§ TASK BRIEF
Copy every line of the data exactly, leaving nothing out.

§ INFORMATION SUPPLIED
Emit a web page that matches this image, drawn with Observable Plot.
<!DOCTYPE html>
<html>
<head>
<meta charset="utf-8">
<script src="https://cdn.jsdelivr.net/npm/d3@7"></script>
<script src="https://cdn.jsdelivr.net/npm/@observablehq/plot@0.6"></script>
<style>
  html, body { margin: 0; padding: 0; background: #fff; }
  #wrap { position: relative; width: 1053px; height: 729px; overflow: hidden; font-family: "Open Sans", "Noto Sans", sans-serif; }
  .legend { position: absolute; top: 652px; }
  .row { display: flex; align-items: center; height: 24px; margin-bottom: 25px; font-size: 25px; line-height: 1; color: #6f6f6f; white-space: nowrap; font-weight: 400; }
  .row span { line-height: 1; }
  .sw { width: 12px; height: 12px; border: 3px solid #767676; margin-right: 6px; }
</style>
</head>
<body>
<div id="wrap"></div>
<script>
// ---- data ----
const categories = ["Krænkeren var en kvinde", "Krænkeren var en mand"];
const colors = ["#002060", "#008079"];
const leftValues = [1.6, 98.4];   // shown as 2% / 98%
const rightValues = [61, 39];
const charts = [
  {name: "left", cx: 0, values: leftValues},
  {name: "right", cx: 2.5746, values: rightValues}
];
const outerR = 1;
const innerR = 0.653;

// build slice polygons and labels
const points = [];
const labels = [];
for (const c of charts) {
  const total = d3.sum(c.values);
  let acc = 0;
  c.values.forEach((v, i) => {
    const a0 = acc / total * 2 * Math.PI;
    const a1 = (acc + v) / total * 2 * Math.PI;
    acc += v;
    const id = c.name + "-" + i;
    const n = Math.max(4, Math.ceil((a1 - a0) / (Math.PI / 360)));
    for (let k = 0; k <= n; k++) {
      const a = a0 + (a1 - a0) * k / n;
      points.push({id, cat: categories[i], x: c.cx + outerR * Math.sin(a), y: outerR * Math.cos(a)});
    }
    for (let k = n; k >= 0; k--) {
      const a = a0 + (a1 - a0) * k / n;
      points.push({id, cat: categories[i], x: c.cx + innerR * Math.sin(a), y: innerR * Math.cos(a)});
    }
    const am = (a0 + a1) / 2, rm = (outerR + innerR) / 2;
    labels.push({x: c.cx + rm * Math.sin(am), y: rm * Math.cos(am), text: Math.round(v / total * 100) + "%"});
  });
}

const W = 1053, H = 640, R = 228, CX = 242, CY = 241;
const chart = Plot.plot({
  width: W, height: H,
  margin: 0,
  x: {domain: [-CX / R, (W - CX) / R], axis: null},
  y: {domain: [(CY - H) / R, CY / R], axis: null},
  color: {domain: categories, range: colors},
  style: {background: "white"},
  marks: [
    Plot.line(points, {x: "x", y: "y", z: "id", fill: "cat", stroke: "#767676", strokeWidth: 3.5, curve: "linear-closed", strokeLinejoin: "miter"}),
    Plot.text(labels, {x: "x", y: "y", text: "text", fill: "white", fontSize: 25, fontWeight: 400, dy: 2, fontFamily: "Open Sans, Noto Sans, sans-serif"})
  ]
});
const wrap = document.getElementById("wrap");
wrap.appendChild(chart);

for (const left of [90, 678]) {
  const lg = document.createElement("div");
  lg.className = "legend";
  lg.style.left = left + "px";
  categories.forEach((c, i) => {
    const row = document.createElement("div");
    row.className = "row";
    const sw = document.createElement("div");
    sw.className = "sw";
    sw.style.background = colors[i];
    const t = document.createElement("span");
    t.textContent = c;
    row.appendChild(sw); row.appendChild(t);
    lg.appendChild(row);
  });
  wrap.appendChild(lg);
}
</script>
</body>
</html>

§ FINISHED EXERCISE
Emit a web page that matches this image, drawn with Observable Plot.
<!DOCTYPE html>
<html>
<head>
<meta charset="utf-8">
<script src="https://cdn.jsdelivr.net/npm/d3@7"></script>
<script src="https://cdn.jsdelivr.net/npm/@observablehq/plot@0.6"></script>
<style>
  html, body { margin: 0; padding: 0; background: #fff; }
  #wrap { position: relative; width: 1053px; height: 729px; overflow: hidden; font-family: "Open Sans", "Noto Sans", sans-serif; }
  .legend { position: absolute; top: 652px; }
  .row { display: flex; align-items: center; height: 24px; margin-bottom: 25px; font-size: 25px; line-height: 1; color: #6f6f6f; white-space: nowrap; font-weight: 400; }
  .row span { line-height: 1; }
  .sw { width: 12px; height: 12px; border: 3px solid #767676; margin-right: 6px; }
</style>
</head>
<body>
<div id="wrap"></div>
<script>
// ---- data ----
const categories = ["Krænkeren var en kvinde", "Krænkeren var en mand"];
const colors = ["#002060", "#008079"];
const leftValues = [1.6, 98.4];   // shown as 2% / 98%
const rightValues = [61, 39];
const charts = [
  {name: "left", cx: 0, values: leftValues},
  {name: "right", cx: 2.5746, values: rightValues}
];
const outerR = 1;
const innerR = 0.653;

// build slice polygons and labels
const points = [];
const labels = [];
for (const c of charts) {
  const total = d3.sum(c.values);
  let acc = 0;
  c.values.forEach((v, i) => {
    const a0 = acc / total * 2 * Math.PI;
    const a1 = (acc + v) / total * 2 * Math.PI;
    acc += v;
    const id = c.name + "-" + i;
    const n = Math.max(4, Math.ceil((a1 - a0) / (Math.PI / 360)));
    for (let k = 0; k <= n; k++) {
      const a = a0 + (a1 - a0) * k / n;
      points.push({id, cat: categories[i], x: c.cx + outerR * Math.sin(a), y: outerR * Math.cos(a)});
    }
    for (let k = n; k >= 0; k--) {
      const a = a0 + (a1 - a0) * k / n;
      points.push({id, cat: categories[i], x: c.cx + innerR * Math.sin(a), y: innerR * Math.cos(a)});
    }
    const am = (a0 + a1) / 2, rm = (outerR + innerR) / 2;
    labels.push({x: c.cx + rm * Math.sin(am), y: rm * Math.cos(am), text: Math.round(v / total * 100) + "%"});
  });
}

const W = 1053, H = 640, R = 228, CX = 242, CY = 241;
const chart = Plot.plot({
  width: W, height: H,
  margin: 0,
  x: {domain: [-CX / R, (W - CX) / R], axis: null},
  y: {domain: [(CY - H) / R, CY / R], axis: null},
  color: {domain: categories, range: colors},
  style: {background: "white"},
  marks: [
    Plot.line(points, {x: "x", y: "y", z: "id", fill: "cat", stroke: "#767676", strokeWidth: 3.5, curve: "linear-closed", strokeLinejoin: "miter"}),
    Plot.text(labels, {x: "x", y: "y", text: "text", fill: "white", fontSize: 25, fontWeight: 400, dy: 2, fontFamily: "Open Sans, Noto Sans, sans-serif"})
  ]
});
const wrap = document.getElementById("wrap");
wrap.appendChild(chart);

for (const left of [90, 678]) {
  const lg = document.createElement("div");
  lg.className = "legend";
  lg.style.left = left + "px";
  categories.forEach((c, i) => {
    const row = document.createElement("div");
    row.className = "row";
    const sw = document.createElement("div");
    sw.className = "sw";
    sw.style.background = colors[i];
    const t = document.createElement("span");
    t.textContent = c;
    row.appendChild(sw); row.appendChild(t);
    lg.appendChild(row);
  });
  wrap.appendChild(lg);
}
</script>
</body>
</html>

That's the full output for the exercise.